Let's make Juneteenth a federal holiday

It's past time

I’m writing more on this for my Sunday column for Hearst, but the U.S. Senate voted to make Juneteenth — the time in 1865 when federal troops arrived in Texas to tell enslaved people that the Civil War was over, and that they were effectively free — a federal holiday. And then the U.S. House of Representatives approved the measure, 415-14. The bill heads to Pres. Biden’s desk, with the hope that he signs it by 2021’s Juneteenth, Saturday.

The vote is a nod to our need to broaden the scope of American history. Juneteenth is the country’s second independence day. The bill was introduced by Sen. Ed Markey (D-Mass.) and Sen. John Cornyn (I know!), and it was co-signed by some of my least favorite senators (looking at you, Josh Hawley, you moral runt of the litter).

The U.S. representatives who voted against the bill include: Reps.
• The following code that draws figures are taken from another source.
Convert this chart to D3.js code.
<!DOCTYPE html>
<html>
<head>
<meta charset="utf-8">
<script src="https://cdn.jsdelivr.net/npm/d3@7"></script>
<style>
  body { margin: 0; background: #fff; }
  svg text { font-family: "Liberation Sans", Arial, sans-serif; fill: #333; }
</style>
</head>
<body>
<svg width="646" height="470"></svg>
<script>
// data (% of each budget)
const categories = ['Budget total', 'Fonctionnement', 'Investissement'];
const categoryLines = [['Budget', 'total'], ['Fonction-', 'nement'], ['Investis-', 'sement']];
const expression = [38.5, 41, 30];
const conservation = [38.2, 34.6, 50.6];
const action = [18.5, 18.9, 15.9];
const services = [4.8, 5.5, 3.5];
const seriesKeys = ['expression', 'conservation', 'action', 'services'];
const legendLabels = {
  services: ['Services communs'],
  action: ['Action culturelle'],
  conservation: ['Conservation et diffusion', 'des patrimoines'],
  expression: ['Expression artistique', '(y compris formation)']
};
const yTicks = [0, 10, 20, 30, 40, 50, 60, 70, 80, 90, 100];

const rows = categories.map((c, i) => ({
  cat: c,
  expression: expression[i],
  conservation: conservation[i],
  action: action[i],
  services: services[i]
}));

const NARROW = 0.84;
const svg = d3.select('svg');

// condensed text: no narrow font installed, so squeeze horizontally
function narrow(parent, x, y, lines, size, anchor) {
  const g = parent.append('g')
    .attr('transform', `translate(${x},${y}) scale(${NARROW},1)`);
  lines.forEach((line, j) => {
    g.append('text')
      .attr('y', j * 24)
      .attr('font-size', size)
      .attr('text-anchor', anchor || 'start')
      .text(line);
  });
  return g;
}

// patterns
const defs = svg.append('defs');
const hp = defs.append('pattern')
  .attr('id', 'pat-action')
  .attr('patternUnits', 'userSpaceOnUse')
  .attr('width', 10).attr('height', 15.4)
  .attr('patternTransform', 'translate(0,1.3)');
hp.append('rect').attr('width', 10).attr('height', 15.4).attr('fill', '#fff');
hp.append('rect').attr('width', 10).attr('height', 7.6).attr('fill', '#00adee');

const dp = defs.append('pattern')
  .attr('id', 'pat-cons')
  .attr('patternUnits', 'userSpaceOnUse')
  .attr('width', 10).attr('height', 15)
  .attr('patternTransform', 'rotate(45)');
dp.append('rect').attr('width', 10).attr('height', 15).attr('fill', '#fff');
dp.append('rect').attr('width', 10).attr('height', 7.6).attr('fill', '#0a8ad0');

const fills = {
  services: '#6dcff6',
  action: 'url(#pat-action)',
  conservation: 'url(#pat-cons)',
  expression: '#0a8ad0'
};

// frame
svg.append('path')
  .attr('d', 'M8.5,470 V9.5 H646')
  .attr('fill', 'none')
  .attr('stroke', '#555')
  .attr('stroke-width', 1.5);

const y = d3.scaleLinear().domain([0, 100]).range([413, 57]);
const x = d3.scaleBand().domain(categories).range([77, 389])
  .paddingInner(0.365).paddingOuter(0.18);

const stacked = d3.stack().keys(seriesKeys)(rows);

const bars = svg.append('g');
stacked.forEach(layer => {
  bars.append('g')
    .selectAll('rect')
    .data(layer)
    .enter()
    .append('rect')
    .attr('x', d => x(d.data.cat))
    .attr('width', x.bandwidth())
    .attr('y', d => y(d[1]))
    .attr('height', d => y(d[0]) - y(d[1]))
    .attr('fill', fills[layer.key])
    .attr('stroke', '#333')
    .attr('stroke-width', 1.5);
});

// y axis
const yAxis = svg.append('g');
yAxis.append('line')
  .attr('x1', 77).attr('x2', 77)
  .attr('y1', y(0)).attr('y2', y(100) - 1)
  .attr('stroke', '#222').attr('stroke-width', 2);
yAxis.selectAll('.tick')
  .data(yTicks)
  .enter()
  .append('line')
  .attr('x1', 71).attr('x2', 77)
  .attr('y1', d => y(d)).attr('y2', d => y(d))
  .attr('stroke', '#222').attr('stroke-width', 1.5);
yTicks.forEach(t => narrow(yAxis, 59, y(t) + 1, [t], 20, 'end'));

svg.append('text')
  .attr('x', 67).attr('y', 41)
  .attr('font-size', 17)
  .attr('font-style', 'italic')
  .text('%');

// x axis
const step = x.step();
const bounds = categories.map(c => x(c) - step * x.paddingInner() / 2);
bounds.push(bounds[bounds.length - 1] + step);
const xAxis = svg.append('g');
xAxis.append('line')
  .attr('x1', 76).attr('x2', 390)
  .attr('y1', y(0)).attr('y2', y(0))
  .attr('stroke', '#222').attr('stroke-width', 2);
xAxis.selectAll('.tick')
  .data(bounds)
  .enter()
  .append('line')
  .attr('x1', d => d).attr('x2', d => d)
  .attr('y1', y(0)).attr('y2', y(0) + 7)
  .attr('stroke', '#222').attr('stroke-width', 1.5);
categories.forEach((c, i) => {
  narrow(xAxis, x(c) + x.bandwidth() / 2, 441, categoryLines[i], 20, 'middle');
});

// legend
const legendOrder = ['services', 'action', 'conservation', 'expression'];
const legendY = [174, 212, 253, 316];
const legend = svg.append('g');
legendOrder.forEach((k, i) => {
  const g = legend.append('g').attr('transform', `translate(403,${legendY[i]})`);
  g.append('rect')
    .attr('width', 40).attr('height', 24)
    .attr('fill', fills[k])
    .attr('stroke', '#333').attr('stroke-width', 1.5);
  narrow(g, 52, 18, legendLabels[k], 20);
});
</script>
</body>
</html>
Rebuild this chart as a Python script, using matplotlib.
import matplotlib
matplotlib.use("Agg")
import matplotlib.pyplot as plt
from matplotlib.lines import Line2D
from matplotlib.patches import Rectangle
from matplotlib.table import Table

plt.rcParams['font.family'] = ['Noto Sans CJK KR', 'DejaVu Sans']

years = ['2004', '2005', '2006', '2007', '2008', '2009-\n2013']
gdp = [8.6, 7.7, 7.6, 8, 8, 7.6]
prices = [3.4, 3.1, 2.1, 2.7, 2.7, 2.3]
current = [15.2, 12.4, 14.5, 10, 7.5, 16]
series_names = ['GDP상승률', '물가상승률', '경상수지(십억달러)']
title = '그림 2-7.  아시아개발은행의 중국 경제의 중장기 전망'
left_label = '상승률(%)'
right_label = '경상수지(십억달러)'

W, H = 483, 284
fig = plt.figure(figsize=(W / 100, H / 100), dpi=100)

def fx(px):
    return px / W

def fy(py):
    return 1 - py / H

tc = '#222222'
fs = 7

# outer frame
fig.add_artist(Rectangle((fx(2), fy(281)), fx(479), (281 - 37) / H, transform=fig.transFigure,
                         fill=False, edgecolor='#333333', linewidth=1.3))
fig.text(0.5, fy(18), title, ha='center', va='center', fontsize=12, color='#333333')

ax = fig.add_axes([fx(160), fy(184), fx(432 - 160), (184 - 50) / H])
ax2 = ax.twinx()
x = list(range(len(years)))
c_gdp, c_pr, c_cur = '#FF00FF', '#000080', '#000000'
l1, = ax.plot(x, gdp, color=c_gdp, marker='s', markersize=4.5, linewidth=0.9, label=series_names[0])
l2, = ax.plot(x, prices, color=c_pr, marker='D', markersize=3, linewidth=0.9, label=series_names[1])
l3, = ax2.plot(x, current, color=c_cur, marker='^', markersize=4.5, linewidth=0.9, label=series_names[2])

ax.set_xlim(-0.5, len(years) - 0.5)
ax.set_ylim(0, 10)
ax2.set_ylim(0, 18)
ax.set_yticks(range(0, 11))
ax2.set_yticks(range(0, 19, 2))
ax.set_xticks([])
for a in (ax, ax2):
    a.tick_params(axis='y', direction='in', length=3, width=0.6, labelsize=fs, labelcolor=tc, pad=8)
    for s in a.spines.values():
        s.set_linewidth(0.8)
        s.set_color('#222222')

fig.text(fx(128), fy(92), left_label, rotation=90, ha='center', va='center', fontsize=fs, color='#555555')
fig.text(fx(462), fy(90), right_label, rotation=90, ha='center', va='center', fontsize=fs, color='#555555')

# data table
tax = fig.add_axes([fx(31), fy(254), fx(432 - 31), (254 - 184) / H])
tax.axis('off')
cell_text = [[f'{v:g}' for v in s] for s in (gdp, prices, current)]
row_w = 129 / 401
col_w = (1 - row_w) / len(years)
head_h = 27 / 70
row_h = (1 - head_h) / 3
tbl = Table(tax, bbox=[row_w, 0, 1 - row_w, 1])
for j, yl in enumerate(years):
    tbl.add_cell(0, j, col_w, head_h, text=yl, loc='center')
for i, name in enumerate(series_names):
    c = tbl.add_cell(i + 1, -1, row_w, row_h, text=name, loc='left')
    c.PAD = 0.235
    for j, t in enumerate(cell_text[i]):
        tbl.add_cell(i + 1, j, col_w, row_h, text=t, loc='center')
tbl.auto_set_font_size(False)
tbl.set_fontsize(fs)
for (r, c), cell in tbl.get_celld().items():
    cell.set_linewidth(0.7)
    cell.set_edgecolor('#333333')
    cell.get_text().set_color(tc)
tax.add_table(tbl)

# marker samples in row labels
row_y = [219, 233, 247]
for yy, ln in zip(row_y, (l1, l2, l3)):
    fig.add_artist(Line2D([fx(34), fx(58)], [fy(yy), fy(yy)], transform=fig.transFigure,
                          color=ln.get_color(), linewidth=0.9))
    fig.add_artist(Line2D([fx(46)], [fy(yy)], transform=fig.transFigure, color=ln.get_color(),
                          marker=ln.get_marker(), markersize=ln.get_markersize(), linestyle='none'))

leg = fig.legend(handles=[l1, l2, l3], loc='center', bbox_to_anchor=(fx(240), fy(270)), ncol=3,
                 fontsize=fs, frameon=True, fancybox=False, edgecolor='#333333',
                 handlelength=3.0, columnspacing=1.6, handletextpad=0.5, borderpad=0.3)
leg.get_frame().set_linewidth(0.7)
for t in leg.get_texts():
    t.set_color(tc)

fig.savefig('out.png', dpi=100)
Andy Biggs (Ariz.), Mo Brooks (Ala.), Andrew Clyde (Ga.), Scott DesJarlais (Tenn.), Paul Gosar (Ariz.), Ronny Jackson (Texas), Doug LaMalfa (Calif.), Thomas Massie (Ky.), Tom McClintock (Calif.), Ralph Norman (S.C.), Mike Rogers (Ala.), Matt Rosendale (Mont.), Chip Roy (Texas) and Tom Tiffany (Wis.).

For his part, Jackson said “we have enough federal holidays.” Good God, Ron. You’re not even trying any more. A quick search of these representatives’ social media posts and press releases shows a majority of them do not accept the results of the November election. Still. Who the hell elects these guys?